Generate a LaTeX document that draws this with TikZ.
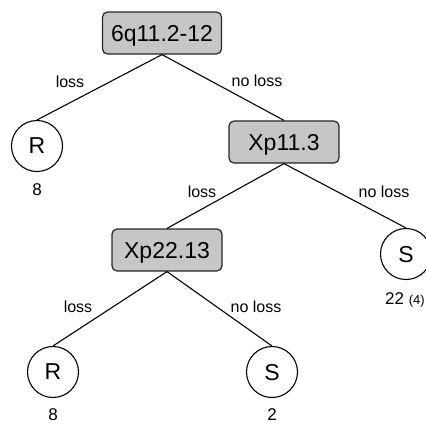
\documentclass[tikz,border=0pt]{standalone}
\usepackage{fontspec}
\setmainfont{Liberation Sans}
\begin{document}
\begin{tikzpicture}[x=1pt,y=-1pt,
  region/.style={draw=black!85, fill=gray!45, rounded corners=5pt, line width=1.2pt, inner sep=0pt, text depth=0pt, font=\fontsize{23}{27}\selectfont, minimum height=42pt},
  leaf/.style={draw=black, circle, fill=white, line width=1.1pt, minimum size=51pt, inner sep=0pt, text depth=0pt, font=\fontsize{23}{27}\selectfont},
  edgelab/.style={anchor=base, inner sep=0pt, font=\fontsize{16}{19}\selectfont},
  count/.style={anchor=base, inner sep=0pt, font=\fontsize{17}{20}\selectfont},
  branch/.style={line width=1.1pt}]
\useasboundingbox (0,0) rectangle (426,424);
% decision nodes
\node[region, minimum width=119pt] (top) at (162,33) {6q11.2-12};
\node[region, minimum width=110pt] (xp11) at (284,142) {Xp11.3};
\node[region, minimum width=110pt] (xp22) at (167,250) {Xp22.13};
% leaves
\node[leaf] (r1) at (37,146) {R};
\node[leaf] (s1) at (406,254) {S};
\node[leaf] (r2) at (53,372) {R};
\node[leaf] (s2) at (272,372) {S};
% branches
\draw[branch] (top.south) -- (r1.north);
\draw[branch] (top.south) -- (xp11.north);
\draw[branch] (xp11.south) -- (xp22.north);
\draw[branch] (xp11.south) -- (s1.north);
\draw[branch] (xp22.south) -- (r2.north);
\draw[branch] (xp22.south) -- (s2.north);
% branch labels
\node[edgelab] (l1) at (70,87) {loss};
\node[edgelab] (l2) at (257,86) {no loss};
\node[edgelab] (l3) at (202,197) {loss};
\node[edgelab] (l4) at (384,197) {no loss};
\node[edgelab] (l5) at (78,312) {loss};
\node[edgelab] (l6) at (256,312) {no loss};
% counts
\node[count] (c1) at (37,195) {8};
\node[count] (c2) at (405,304) {22 {\fontsize{13}{15}\selectfont(4)}};
\node[count] (c3) at (53,420) {8};
\node[count] (c4) at (272,420) {2};
\end{tikzpicture}
\end{document}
◆ ◆ ◆ ◆
▶ [WRITTEN PROBLEM]
Write the listing out a second time exactly, dropping all images.

▶ [RESPONSE BELOW]
Generate a LaTeX document that draws this with TikZ.
\documentclass[tikz,border=0pt]{standalone}
\usepackage{fontspec}
\setmainfont{Liberation Sans}
\begin{document}
\begin{tikzpicture}[x=1pt,y=-1pt,
  region/.style={draw=black!85, fill=gray!45, rounded corners=5pt, line width=1.2pt, inner sep=0pt, text depth=0pt, font=\fontsize{23}{27}\selectfont, minimum height=42pt},
  leaf/.style={draw=black, circle, fill=white, line width=1.1pt, minimum size=51pt, inner sep=0pt, text depth=0pt, font=\fontsize{23}{27}\selectfont},
  edgelab/.style={anchor=base, inner sep=0pt, font=\fontsize{16}{19}\selectfont},
  count/.style={anchor=base, inner sep=0pt, font=\fontsize{17}{20}\selectfont},
  branch/.style={line width=1.1pt}]
\useasboundingbox (0,0) rectangle (426,424);
% decision nodes
\node[region, minimum width=119pt] (top) at (162,33) {6q11.2-12};
\node[region, minimum width=110pt] (xp11) at (284,142) {Xp11.3};
\node[region, minimum width=110pt] (xp22) at (167,250) {Xp22.13};
% leaves
\node[leaf] (r1) at (37,146) {R};
\node[leaf] (s1) at (406,254) {S};
\node[leaf] (r2) at (53,372) {R};
\node[leaf] (s2) at (272,372) {S};
% branches
\draw[branch] (top.south) -- (r1.north);
\draw[branch] (top.south) -- (xp11.north);
\draw[branch] (xp11.south) -- (xp22.north);
\draw[branch] (xp11.south) -- (s1.north);
\draw[branch] (xp22.south) -- (r2.north);
\draw[branch] (xp22.south) -- (s2.north);
% branch labels
\node[edgelab] (l1) at (70,87) {loss};
\node[edgelab] (l2) at (257,86) {no loss};
\node[edgelab] (l3) at (202,197) {loss};
\node[edgelab] (l4) at (384,197) {no loss};
\node[edgelab] (l5) at (78,312) {loss};
\node[edgelab] (l6) at (256,312) {no loss};
% counts
\node[count] (c1) at (37,195) {8};
\node[count] (c2) at (405,304) {22 {\fontsize{13}{15}\selectfont(4)}};
\node[count] (c3) at (53,420) {8};
\node[count] (c4) at (272,420) {2};
\end{tikzpicture}
\end{document}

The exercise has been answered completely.